I went home sick today. It sort of feels like cockroaches are kicking in my chest and down my spine. Please go away.

01 November 2005

Dear Bub,

That sparkly thing on my hand is not for me.

It is for you.

You are the one who believes in us truly, deeply. Although I have known for a while. For a long while. It was you who I waited for: to approach me, but then to decide that you loved me enough to spend each day in one another's thoughts, dreams, fears--in person--and in heart.

I'm so glad you finally chose me, Bub.

Love, the one.
I'm really out of practice, so I hope my posts will improve.

There's so much to ramble on about, but I am at work trying to do this again b/c my mind wants to stretch in a million directions, and yet, I always leave feeling like the day escapes me too quickly.

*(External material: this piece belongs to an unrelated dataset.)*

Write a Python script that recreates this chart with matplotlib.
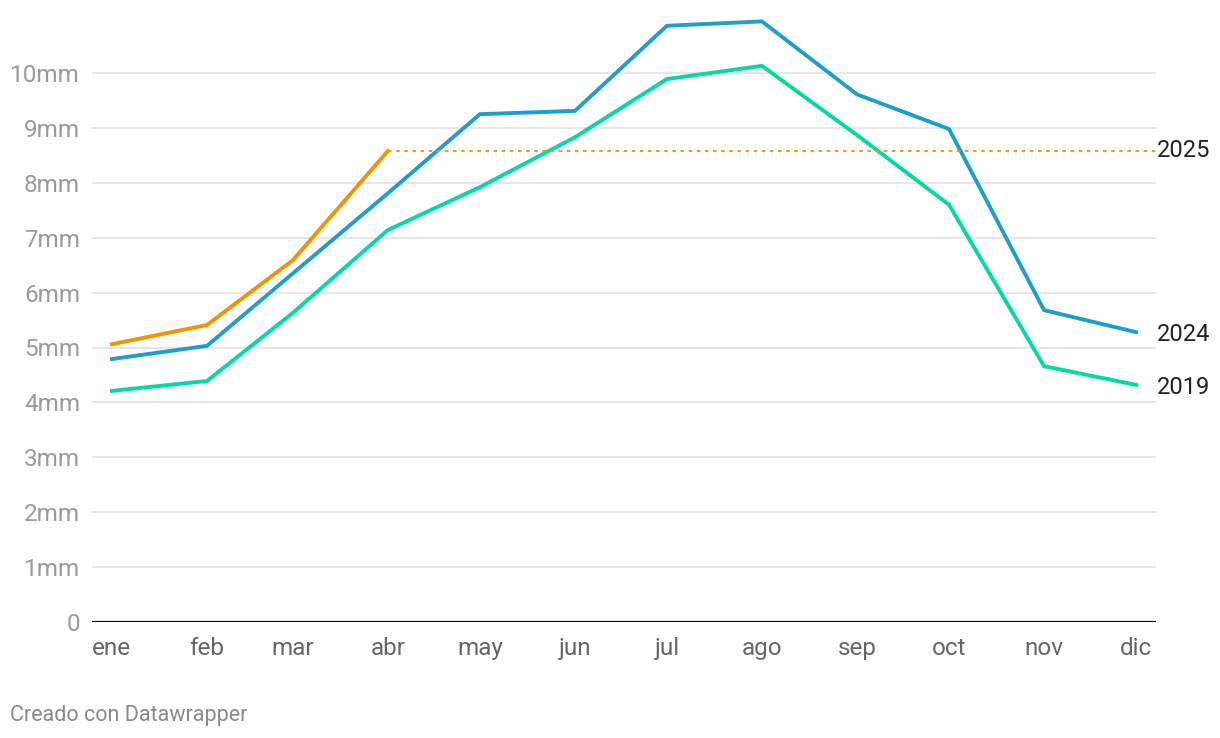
import matplotlib
matplotlib.use("Agg")
import matplotlib.pyplot as plt
import numpy as np
from matplotlib.transforms import offset_copy

months = ["ene", "feb", "mar", "abr", "may", "jun", "jul", "ago", "sep", "oct", "nov", "dic"]
month_dates = np.array([f"2019-{m:02d}-01" for m in range(1, 13)], dtype="datetime64[D]")
y2025 = [5.06, 5.41, 6.59, 8.58]
y2024 = [4.79, 5.03, 6.35, 7.81, 9.25, 9.31, 10.86, 10.94, 9.61, 8.98, 5.68, 5.28]
y2019 = [4.21, 4.39, 5.63, 7.14, 7.92, 8.83, 9.89, 10.13, 8.87, 7.60, 4.66, 4.32]
yticks = list(range(0, 11))
ytick_labels = ["0"] + [f"{v}mm" for v in range(1, 11)]

plt.rcParams['font.family'] = ['Roboto', 'DejaVu Sans']

W, H = 1220, 738
fig = plt.figure(figsize=(W / 100, H / 100), dpi=100)
left, right, bottom, top = 92, 1156, 622, 13
ax = fig.add_axes([left / W, (H - bottom) / H, (right - left) / W, (bottom - top) / H])

c2025 = "#f59200"
c2024 = "#1d9fcd"
c2019 = "#00dba3"

x = month_dates
pad_days = np.timedelta64(20 * 334 // 1024, "D") + np.timedelta64(0, "D")
xmin = x[0] - np.timedelta64(6, "h") * 26
xmax = x[-1] + np.timedelta64(6, "h") * 26

for v in yticks[1:]:
    ax.axhline(v, color="#e3e3e3", lw=1.2, zorder=1)
ax.axhline(0, color="#111111", lw=1.6, zorder=3)

ax.plot(x, y2019, color=c2019, lw=2.8, solid_joinstyle="miter", zorder=4)
ax.plot(x, y2024, color=c2024, lw=2.8, solid_joinstyle="miter", zorder=5)
ax.plot(x[:len(y2025)], y2025, color=c2025, lw=2.8, solid_joinstyle="miter", zorder=6)
ax.plot([x[len(y2025) - 1], xmax], [y2025[-1], y2025[-1]], color=c2025,
        lw=1.3, linestyle=(0, (2, 2.5)), zorder=6)

ax.set_xlim(xmin, xmax)
ax.set_ylim(0, (bottom - top) / 54.9)
ax.set_yticks(yticks)
ax.set_yticklabels(ytick_labels)
ax.set_xticks(x)
ax.set_xticklabels(months)
ax.tick_params(axis="y", length=0, pad=8.5, labelsize=17.5, labelcolor="#9a9a9a")
ax.tick_params(axis="x", length=0, pad=11, labelsize=17.5, labelcolor="#666666")
for s in ax.spines.values():
    s.set_visible(False)

tr = offset_copy(ax.get_yaxis_transform(), fig=fig, x=1, y=0, units="dots")
ax.text(1.0, y2025[-1], "2025", transform=tr, ha="left", va="center",
        fontsize=17, color="#222222")
ax.text(1.0, y2024[-1] - 0.05, "2024", transform=tr, ha="left", va="center",
        fontsize=17, color="#222222")
ax.text(1.0, y2019[-1] - 0.05, "2019", transform=tr, ha="left", va="center",
        fontsize=17, color="#222222")

fig.text(10 / W, 1 - 715 / H, "Creado con Datawrapper", ha="left", va="center",
         fontsize=15.5, color="#8a8a8a")

fig.savefig("out.png", dpi=100)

Maybe if I was more productive and focused, I wouldn't feel that way.

I've been listening to "Sorta Fairytale" many times lately. You know, the one by Tori Amos. The song is so smooth, so melodic, that I haven't yet been sick of hearing it yet. I'm sure that will change. I like change, I do.

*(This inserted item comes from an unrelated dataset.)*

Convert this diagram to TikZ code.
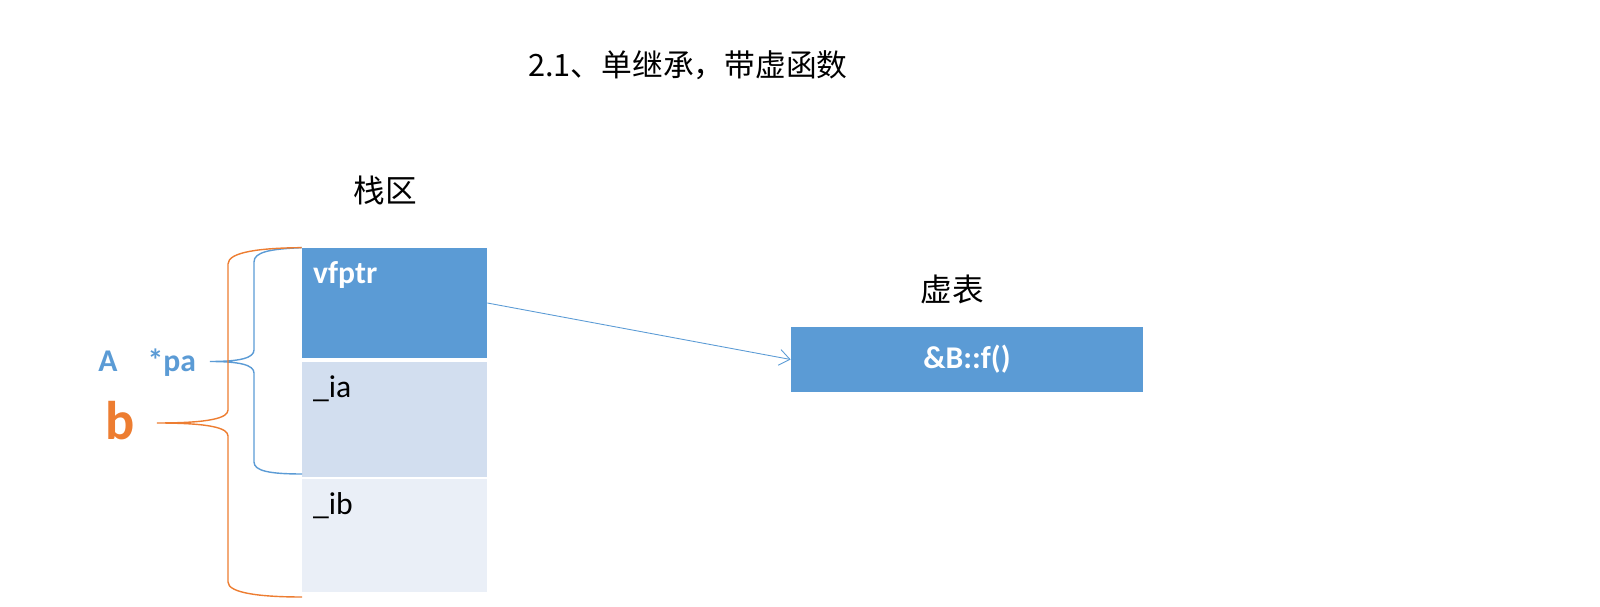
\documentclass[tikz,border=0pt]{standalone}
\usepackage{fontspec}
\setmainfont{Carlito}
\newfontfamily\cjk{Noto Sans CJK SC}
\usepackage{tikz}
\usetikzlibrary{arrows.meta,positioning,calc}
\definecolor{cellblue}{HTML}{5B9BD5}
\definecolor{celllight}{HTML}{D2DEEF}
\definecolor{cellpale}{HTML}{EAEFF7}
\definecolor{braceorange}{HTML}{ED7D31}

\begin{document}
\begin{tikzpicture}[
  x=0.02cm, y=-0.02cm,
  cell/.style={rectangle, minimum width=3.7cm, inner sep=0pt},
  celltext/.style={anchor=base west, inner sep=0pt, font=\fontsize{18}{20}\selectfont},
  heading/.style={inner sep=0pt, font=\cjk\fontsize{18}{20}\selectfont},
  brace/.style={line width=0.8pt},
  arr/.style={-{Straight Barb[length=6pt, width=9pt]}, cellblue, line width=0.5pt}
]
\useasboundingbox (0,0) rectangle (1600,607);

% Title
\node[heading, font=\cjk\fontsize{17.5}{20}\selectfont] (title) at (688,65) {2.1、单继承，带虚函数};

% Stack area
\node[heading] (stack) at (385,190) {栈区};
\node[cell, fill=cellblue, minimum height=2.2cm] (vfptr) at (394.5,303) {};
\node[cell, fill=celllight, minimum height=2.3cm] (ia) at (394.5,419.5) {};
\node[cell, fill=cellpale, minimum height=2.26cm] (ib) at (394.5,535.5) {};
\node[celltext, text=white, font=\bfseries\fontsize{18}{20}\selectfont] (vfptrtext) at ($(vfptr.north west)+(11,36)$) {vfptr};
\node[celltext] (iatext) at ($(ia.north west)+(11,36)$) {\_ia};
\node[celltext] (ibtext) at ($(ib.north west)+(11,36)$) {\_ib};

% Virtual table
\node[heading] (vtab) at (952,289) {虚表};
\node[rectangle, fill=cellblue, minimum width=7.04cm, minimum height=1.3cm, inner sep=0pt,
  text=white, font=\bfseries\fontsize{18}{20}\selectfont] (entry) at (967,359.5) {\&B::f()};
\draw[arr] (vfptr.east) -- (entry.west);

% Braces
\node[anchor=base west, inner sep=0pt, text=cellblue, font=\bfseries\fontsize{18}{20}\selectfont] (pa) at (98,372) {A\hspace{0.95em}*pa};
\node[anchor=base west, inner sep=0pt, text=braceorange, font=\bfseries\fontsize{31}{34}\selectfont] (b) at (105,440) {b};
\draw[brace, cellblue] (vfptr.north west) .. controls (270,249) and (254,252) .. (254,262) -- (254,350)
  .. controls (254,358) and (240,361.5) .. (210,361.5)
  .. controls (240,361.5) and (254,365) .. (254,373) -- (254,462)
  .. controls (254,471) and (270,474) .. (302,474);
\draw[brace, braceorange] (vfptr.north west) .. controls (260,248) and (228,252) .. (228,264) -- (228,410)
  .. controls (228,418) and (210,423) .. (157,423)
  .. controls (210,423) and (228,428) .. (228,436) -- (228,582)
  .. controls (228,593) and (260,597) .. (302,597);

\end{tikzpicture}
\end{document}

I don't like when posters exploit their lives online so that they can garner attention. Ahem, you know who you are. I mean, really, do you think you're going to get a book deal that way? Or a fan club? Get over yourself.

31 October 2005

I feel like a bad wife and I'm not even a wife yet.

I'm totally getting sick and know that I have tons of cleaning ahead of me.

This is how I think.

I'm at work with another zillion and one things to do. You see I'm just drowning in life. Law school applications and a low LSAT score, wedding plans, and a growing gut. It's hard being me today. And yet I decided to try my best to start and keep writing in this thing b/c I used to write and then it all disappeared like the Halloween candy we once had. I just want to know what it is to be an organized and prioritized person b/c I used to know and now I don't.

And I want to know what happened to my friends; the ones that were once my best, absolute, most lovely friends--and then they fizzled out. It's like I dated them or something and I have to go through the breakups. My old roommate can't even come to terms with whatever it is I did to upset her 4 years ago. My other friend and I were so close and then she decided designer jeans, a short haircut, and a pasty thin body were much cooler than me and my words. So I just want to tell them both something: SCREW YOU. I don't have to care any more, but I do.